THE PROBLEM
Quote the listing below word for word, stopping after the line that contains "from matplotlib.patches import Rectangle".

SUPPLIED DATA
----

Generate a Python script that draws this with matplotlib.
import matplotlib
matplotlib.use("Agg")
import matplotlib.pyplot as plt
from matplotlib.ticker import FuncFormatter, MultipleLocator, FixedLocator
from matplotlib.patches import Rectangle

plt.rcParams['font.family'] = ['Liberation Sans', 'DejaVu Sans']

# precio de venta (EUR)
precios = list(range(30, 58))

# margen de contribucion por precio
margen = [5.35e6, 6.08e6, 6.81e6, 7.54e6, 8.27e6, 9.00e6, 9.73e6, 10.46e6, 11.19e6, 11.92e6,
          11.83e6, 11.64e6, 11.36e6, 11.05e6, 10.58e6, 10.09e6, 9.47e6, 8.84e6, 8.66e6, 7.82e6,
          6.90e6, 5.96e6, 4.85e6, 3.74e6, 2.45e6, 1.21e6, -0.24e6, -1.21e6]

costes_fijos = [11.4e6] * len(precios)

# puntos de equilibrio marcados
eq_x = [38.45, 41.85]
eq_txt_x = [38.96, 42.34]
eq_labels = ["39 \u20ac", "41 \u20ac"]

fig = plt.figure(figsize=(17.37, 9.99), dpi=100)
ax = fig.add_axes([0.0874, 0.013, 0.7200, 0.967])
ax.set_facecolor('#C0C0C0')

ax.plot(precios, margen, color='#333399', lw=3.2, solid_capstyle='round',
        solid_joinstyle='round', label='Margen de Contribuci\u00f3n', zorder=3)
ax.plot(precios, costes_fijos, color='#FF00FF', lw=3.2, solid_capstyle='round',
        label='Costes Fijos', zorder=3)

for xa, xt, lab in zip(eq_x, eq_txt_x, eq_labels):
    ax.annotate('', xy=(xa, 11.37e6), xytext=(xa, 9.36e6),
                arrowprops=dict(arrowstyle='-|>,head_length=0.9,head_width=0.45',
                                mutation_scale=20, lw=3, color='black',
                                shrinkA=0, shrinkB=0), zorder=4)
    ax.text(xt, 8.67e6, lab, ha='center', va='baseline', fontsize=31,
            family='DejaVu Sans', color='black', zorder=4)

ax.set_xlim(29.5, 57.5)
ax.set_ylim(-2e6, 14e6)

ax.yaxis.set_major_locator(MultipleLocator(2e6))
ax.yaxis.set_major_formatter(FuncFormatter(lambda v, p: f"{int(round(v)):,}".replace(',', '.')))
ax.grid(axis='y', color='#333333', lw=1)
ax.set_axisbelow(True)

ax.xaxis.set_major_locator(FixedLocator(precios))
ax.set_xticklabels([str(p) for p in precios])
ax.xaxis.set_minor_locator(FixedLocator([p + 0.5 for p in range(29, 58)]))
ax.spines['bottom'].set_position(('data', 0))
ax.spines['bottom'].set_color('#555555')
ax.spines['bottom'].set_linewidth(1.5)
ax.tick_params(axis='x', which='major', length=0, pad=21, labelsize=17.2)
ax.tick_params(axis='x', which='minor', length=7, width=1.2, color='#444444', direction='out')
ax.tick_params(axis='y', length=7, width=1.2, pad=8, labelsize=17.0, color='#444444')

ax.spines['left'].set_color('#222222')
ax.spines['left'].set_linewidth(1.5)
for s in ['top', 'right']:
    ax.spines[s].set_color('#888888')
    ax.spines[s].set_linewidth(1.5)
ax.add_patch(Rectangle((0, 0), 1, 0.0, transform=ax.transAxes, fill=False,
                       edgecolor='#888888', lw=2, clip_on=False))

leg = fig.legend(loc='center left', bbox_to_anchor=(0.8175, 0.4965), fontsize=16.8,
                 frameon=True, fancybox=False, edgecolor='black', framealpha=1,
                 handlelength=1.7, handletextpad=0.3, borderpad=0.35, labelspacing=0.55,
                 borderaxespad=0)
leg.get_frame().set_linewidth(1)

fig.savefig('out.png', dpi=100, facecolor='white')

----

REPLY TO THE TASK
Generate a Python script that draws this with matplotlib.
import matplotlib
matplotlib.use("Agg")
import matplotlib.pyplot as plt
from matplotlib.ticker import FuncFormatter, MultipleLocator, FixedLocator
from matplotlib.patches import Rectangle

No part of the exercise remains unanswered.